On Monday, Mercury passed between Earth and the sun — with all three celestial bodies lining up for Mercury to appear as a small black dot creeping over the sun. That phenomenon — one planet passing in front of its star, from the visual perspective of another planet — is known as a “transit.”

And that's how Kepler finds new worlds. It's our best method for detecting exoplanets.

Scientists are working on parsing out the mission's data. They have to weed out false positives from the thousands of potential planets — star dimming caused by companion stars or other objects.

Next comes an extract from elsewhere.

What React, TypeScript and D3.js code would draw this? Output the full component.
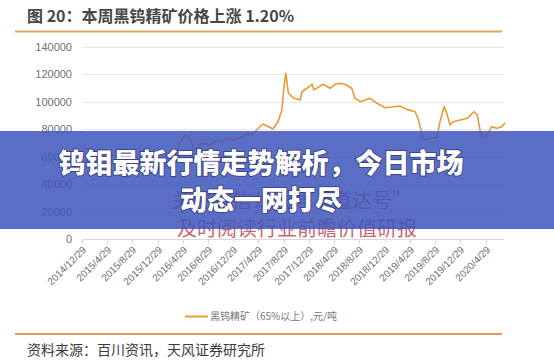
import React from "react";
import * as d3 from "d3";

// weekly price points (date, 元/吨)
const dates = [
  "2014-12-29", "2015-02-28", "2015-04-29", "2015-06-29", "2015-08-29", "2015-10-29",
  "2015-12-29", "2016-02-29", "2016-03-15", "2016-04-10", "2016-05-08", "2016-05-31",
  "2016-06-25", "2016-07-29", "2016-09-08", "2016-10-10", "2016-11-03", "2016-11-29",
  "2016-12-29", "2017-02-15", "2017-03-02", "2017-03-26", "2017-04-20", "2017-05-20",
  "2017-06-15", "2017-07-08", "2017-08-01", "2017-08-20", "2017-09-01", "2017-09-08",
  "2017-09-20", "2017-10-15", "2017-11-16", "2017-11-25", "2018-01-13", "2018-01-22",
  "2018-03-07", "2018-04-10", "2018-05-03", "2018-05-29", "2018-06-20", "2018-07-23",
  "2018-08-08", "2018-09-02", "2018-10-20", "2018-11-22", "2018-12-31", "2019-03-14",
  "2019-04-15", "2019-05-25", "2019-06-08", "2019-07-04", "2019-07-26", "2019-09-07",
  "2019-09-22", "2019-10-12", "2019-10-25", "2019-11-10", "2019-11-25", "2019-12-29",
  "2020-02-01", "2020-03-04", "2020-03-20", "2020-04-04", "2020-04-18", "2020-05-06",
  "2020-05-29", "2020-06-22", "2020-07-17", "2020-08-01",
];
const prices = [
  67000, 64000, 62000, 60000, 57000, 55000,
  52000, 54000, 60000, 68000, 75900, 73700,
  65000, 69900, 68600, 72300, 71000, 73500,
  72300, 74700, 77100, 75900, 79500, 83900,
  82000, 80200, 85500, 94000, 113600, 120700,
  106400, 102700, 101300, 107300, 112700, 108600,
  112700, 109800, 112700, 113400, 112700, 109800,
  102500, 100100, 102500, 98900, 95700, 96900,
  94500, 92800, 88000, 72800, 73000, 74200,
  85500, 96400, 91600, 83200, 85500, 86800,
  88000, 92800, 90400, 78300, 74200, 75900,
  81900, 80800, 81900, 84800,
];
const tickDates = [
  "2014/12/29", "2015/4/29", "2015/8/29", "2015/12/29", "2016/4/29", "2016/8/29",
  "2016/12/29", "2017/4/29", "2017/8/29", "2017/12/29", "2018/4/29", "2018/8/29",
  "2018/12/29", "2019/4/29", "2019/8/29", "2019/12/29", "2020/4/29",
];
const yTicks = [0, 20000, 40000, 60000, 80000, 100000, 120000, 140000];

const title = "图 20：本周黑钨精矿价格上涨 1.20%";
const legendLabel = "黑钨精矿（65%以上）,元/吨";
const source = "资料来源：百川资讯，天风证券研究所";
const bannerLines = ["钨钼最新行情走势解析，今日市场", "动态一网打尽"];
const watermark = ["关注微信公众号“道达号”", "及时阅读行业前瞻价值研报"];

const W = 554;
const H = 362;

export default function App() {
  const parse = d3.timeParse("%Y-%m-%d");
  const parseTick = d3.timeParse("%Y/%m/%d");
  const data = dates.map((d, i) => ({ date: parse(d) as Date, value: prices[i] }));

  const x = d3.scaleTime()
    .domain([parse("2014-12-29") as Date, parse("2020-08-01") as Date])
    .range([82, 505]);
  const y = d3.scaleLinear().domain([0, 140000]).range([239.5, 46.7]);

  const line = d3.line<{ date: Date; value: number }>()
    .x(d => x(d.date))
    .y(d => y(d.value));

  const sans = "'Liberation Sans', Arial, 'Noto Sans CJK SC', sans-serif";
  const cjk = "'Noto Sans CJK SC', sans-serif";

  return (
    <svg width={W} height={H} style={{ position: "absolute", left: 0, top: 0, background: "#fff" }}>
      <rect width={W} height={H} fill="#fff" />
      <text x={27} y={22} fontFamily={cjk} fontSize={16} fontWeight="bold" fill="#474747">{title}</text>
      <line x1={15} x2={502} y1={31.5} y2={31.5} stroke="#dfa36b" strokeWidth={2} />

      {yTicks.map(t => (
        <g key={t}>
          {t > 0 && <line x1={82} x2={504} y1={Math.round(y(t)) + 0.5} y2={Math.round(y(t)) + 0.5} stroke="#e8e8e8" />}
          <text x={72} y={y(t)} dy="0.35em" textAnchor="end" fontFamily={sans} fontSize={11} fill="#707070">{t}</text>
        </g>
      ))}
      <line x1={82} x2={504} y1={239.5} y2={239.5} stroke="#d9d9d9" />
      {tickDates.map(t => {
        const tx = Math.round(x(parseTick(t) as Date)) + 0.5;
        return (
          <g key={t}>
            <line x1={tx} x2={tx} y1={239.5} y2={244} stroke="#d9d9d9" />
            <text
              transform={`translate(${tx + 2},${248}) rotate(-45)`}
              textAnchor="end"
              dy="0.35em"
              fontFamily={sans}
              fontSize={10}
              fill="#707070"
            >{t}</text>
          </g>
        );
      })}

      <path d={line(data) || ""} fill="none" stroke="#e99a33" strokeWidth={1.6} strokeLinejoin="round" />

      <text x={172} y={208} fontFamily={cjk} fontSize={20} fill="#c23a55" opacity={0.8}>{watermark[0]}</text>
      <text x={177} y={236} fontFamily={cjk} fontSize={20} fill="#c23a55" opacity={0.8}>{watermark[1]}</text>

      <rect x={0} y={131} width={W} height={98} fill="rgba(64,86,188,0.86)" />
      {bannerLines.map((s, i) => (
        <text
          key={s}
          x={261}
          y={173 + i * 37}
          textAnchor="middle"
          fontFamily={cjk}
          fontSize={27}
          fontWeight={900}
          fill="#fff"
          stroke="rgba(20,20,60,0.45)"
          strokeWidth={2}
          style={{ paintOrder: "stroke" }}
        >{s}</text>
      ))}

      <line x1={185} x2={208} y1={316.5} y2={316.5} stroke="#e99a33" strokeWidth={2} />
      <text x={210} y={316.5} dy="0.35em" fontFamily={cjk} fontSize={10} fill="#777">{legendLabel}</text>

      <line x1={15} x2={502} y1={334} y2={334} stroke="#dc9c62" strokeWidth={2} />
      <text x={27} y={355} fontFamily={cjk} fontSize={14} fill="#3a3a3a">{source}</text>
    </svg>
  );
}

In a paper published Tuesday in the Astrophysical Journal, a team led by Princeton University's Timothy Morton presents a new statistical method for calculating the likelihood that a given candidate is a planet. Their analysis yielded 1,284 confirmations.

Another 1,327 planets from the Kepler catalog are almost certainly planets, according to the researchers, but these worlds don't reach the 99 percent probability threshold, so more study will be needed to confirm their existence.

The other 707 potential worlds are likely nonexistent, according to the analysis.

As of today, NASA knows of 21 exoplanets that it considers likely to be rocky, potentially wet worlds.

Based on Kepler data, our galaxy probably has more than 10 billion rocky planets that live in the habitable zones of their stars, said Kepler mission scientist Natalie Batalha.